◆ Given data:
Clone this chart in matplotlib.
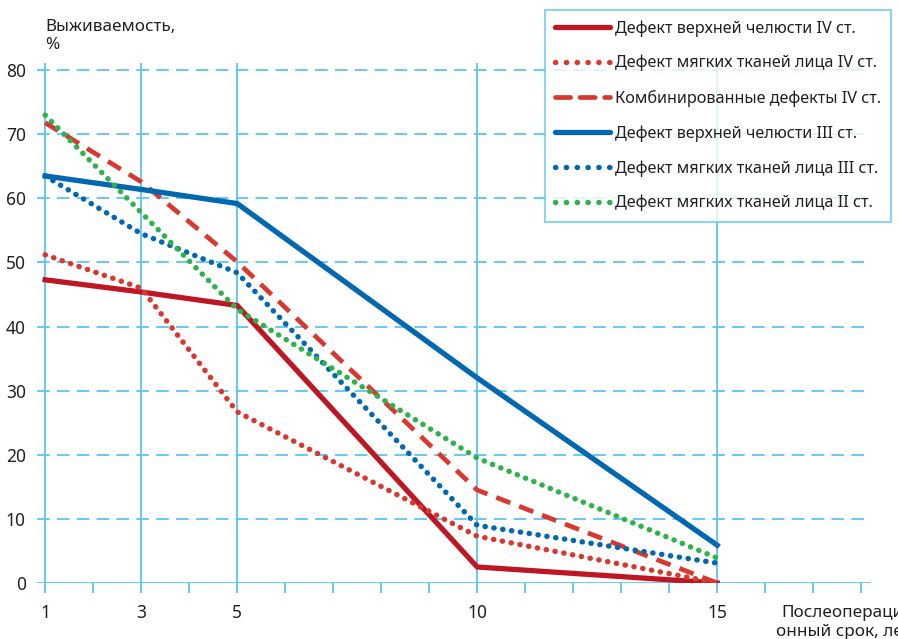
import matplotlib.pyplot as plt
from matplotlib.lines import Line2D

plt.rcParams['font.family'] = ['Noto Sans', 'DejaVu Sans']

# postoperative years
years = [1, 3, 5, 10, 15]
labelled_years = [1, 3, 5, 10, 15]

# survival, %
jaw_iv = [47.3, 45.4, 43.3, 2.5, 0]
soft_iv = [51.2, 46.0, 26.7, 7.3, 0]
combined_iv = [71.8, 62.6, 50.1, 14.5, 0]
jaw_iii = [63.5, 61.4, 59.2, 32.0, 5.9]
soft_iii = [63.5, 54.5, 48.4, 9.0, 3.1]
soft_ii = [73.0, 57.8, 42.7, 19.5, 3.9]

names = [
    "Дефект верхней челюсти IV ст.",
    "Дефект мягких тканей лица IV ст.",
    "Комбинированные дефекты IV ст.",
    "Дефект верхней челюсти III ст.",
    "Дефект мягких тканей лица III ст.",
    "Дефект мягких тканей лица II ст.",
]

grid_c = '#5BC5F0'
dark_red = '#BE1622'
red = '#D9382F'
blue = '#0067B1'
green = '#2DB34A'
text_c = '#231F20'

fig = plt.figure(figsize=(8.98, 6.39), dpi=100)
ax = fig.add_axes([37 / 898, 56 / 639, 833.8 / 898, 520.5 / 639])
ax.set_xlim(0.83, 18.2)
ax.set_ylim(0, 81.2)
for s in ax.spines.values():
    s.set_visible(False)

# grid
for v in range(10, 81, 10):
    ax.axhline(v, color=grid_c, lw=1.3, ls=(0, (7, 4)), zorder=1)
for x in labelled_years:
    ax.axvline(x, color=grid_c, lw=1.3, zorder=1)
ax.axhline(0, color=grid_c, lw=2, zorder=1)

ax.set_xticks(labelled_years)
ax.set_xticks(range(1, 19), minor=True)
ax.tick_params(axis='x', which='both', direction='out', length=7, width=1.3,
               color=grid_c, labelsize=12.5, pad=8, labelcolor=text_c)
ax.tick_params(axis='y', length=0, labelsize=12.5, pad=8, labelcolor=text_c)
ax.set_yticks(range(0, 81, 10))

dot = (0, (0.05, 1.6))
ax.plot(years, jaw_iv, color=dark_red, lw=3.8, solid_joinstyle='miter', zorder=3)
ax.plot(years, soft_iv, color=red, lw=3.9, ls=dot, dash_capstyle='round', zorder=3)
ax.plot(years, combined_iv, color=red, lw=3.4, ls=(0, (3.2, 2.0)), zorder=3)
ax.plot(years, jaw_iii, color=blue, lw=3.8, solid_joinstyle='miter', zorder=3)
ax.plot(years, soft_iii, color=blue, lw=3.9, ls=dot, dash_capstyle='round', zorder=3)
ax.plot(years, soft_ii, color=green, lw=3.9, ls=dot, dash_capstyle='round', zorder=3)

leg_dot = (0, (0.05, 1.95))
handles = [
    Line2D([], [], color=dark_red, lw=3.8, solid_capstyle='round'),
    Line2D([], [], color=red, lw=3.9, ls=leg_dot, dash_capstyle='round'),
    Line2D([], [], color=red, lw=3.4, ls=(0, (3.2, 2.0)), dash_capstyle='round'),
    Line2D([], [], color=blue, lw=3.8, solid_capstyle='round'),
    Line2D([], [], color=blue, lw=3.9, ls=leg_dot, dash_capstyle='round'),
    Line2D([], [], color=green, lw=3.9, ls=leg_dot, dash_capstyle='round'),
]
leg = ax.legend(handles, names, loc='upper left', bbox_to_anchor=(545 / 898, 1 - 10 / 639),
                bbox_transform=fig.transFigure, borderaxespad=0, frameon=True,
                fancybox=False, fontsize=11.7, handlelength=3.4, handletextpad=0.3,
                labelspacing=1.13, borderpad=0.62, labelcolor=text_c)
leg.get_frame().set_edgecolor(grid_c)
leg.get_frame().set_linewidth(1.3)
leg.set_zorder(5)

fig.text(45 / 898, 1 - 19 / 639, "Выживаемость,\n%", fontsize=12.3, color=text_c,
         ha='left', va='top', linespacing=1.2)
fig.text(781 / 898, 1 - 617 / 639, "Послеопераци-", fontsize=12.3,
         color=text_c, ha='left', va='baseline')
fig.text(776 / 898, 1 - 636 / 639, "онный срок, лет", fontsize=12.3,
         color=text_c, ha='left', va='baseline')

fig.savefig('out.png', dpi=100)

◆ What this task involves: Your task is to reproduce exactly the lines from the start of the data above through the line containing "labelled_years = [1, 3, 5, 10, 15]", leaving every picture out.

◆ Solved exercise:
Clone this chart in matplotlib.
import matplotlib.pyplot as plt
from matplotlib.lines import Line2D

plt.rcParams['font.family'] = ['Noto Sans', 'DejaVu Sans']

# postoperative years
years = [1, 3, 5, 10, 15]
labelled_years = [1, 3, 5, 10, 15]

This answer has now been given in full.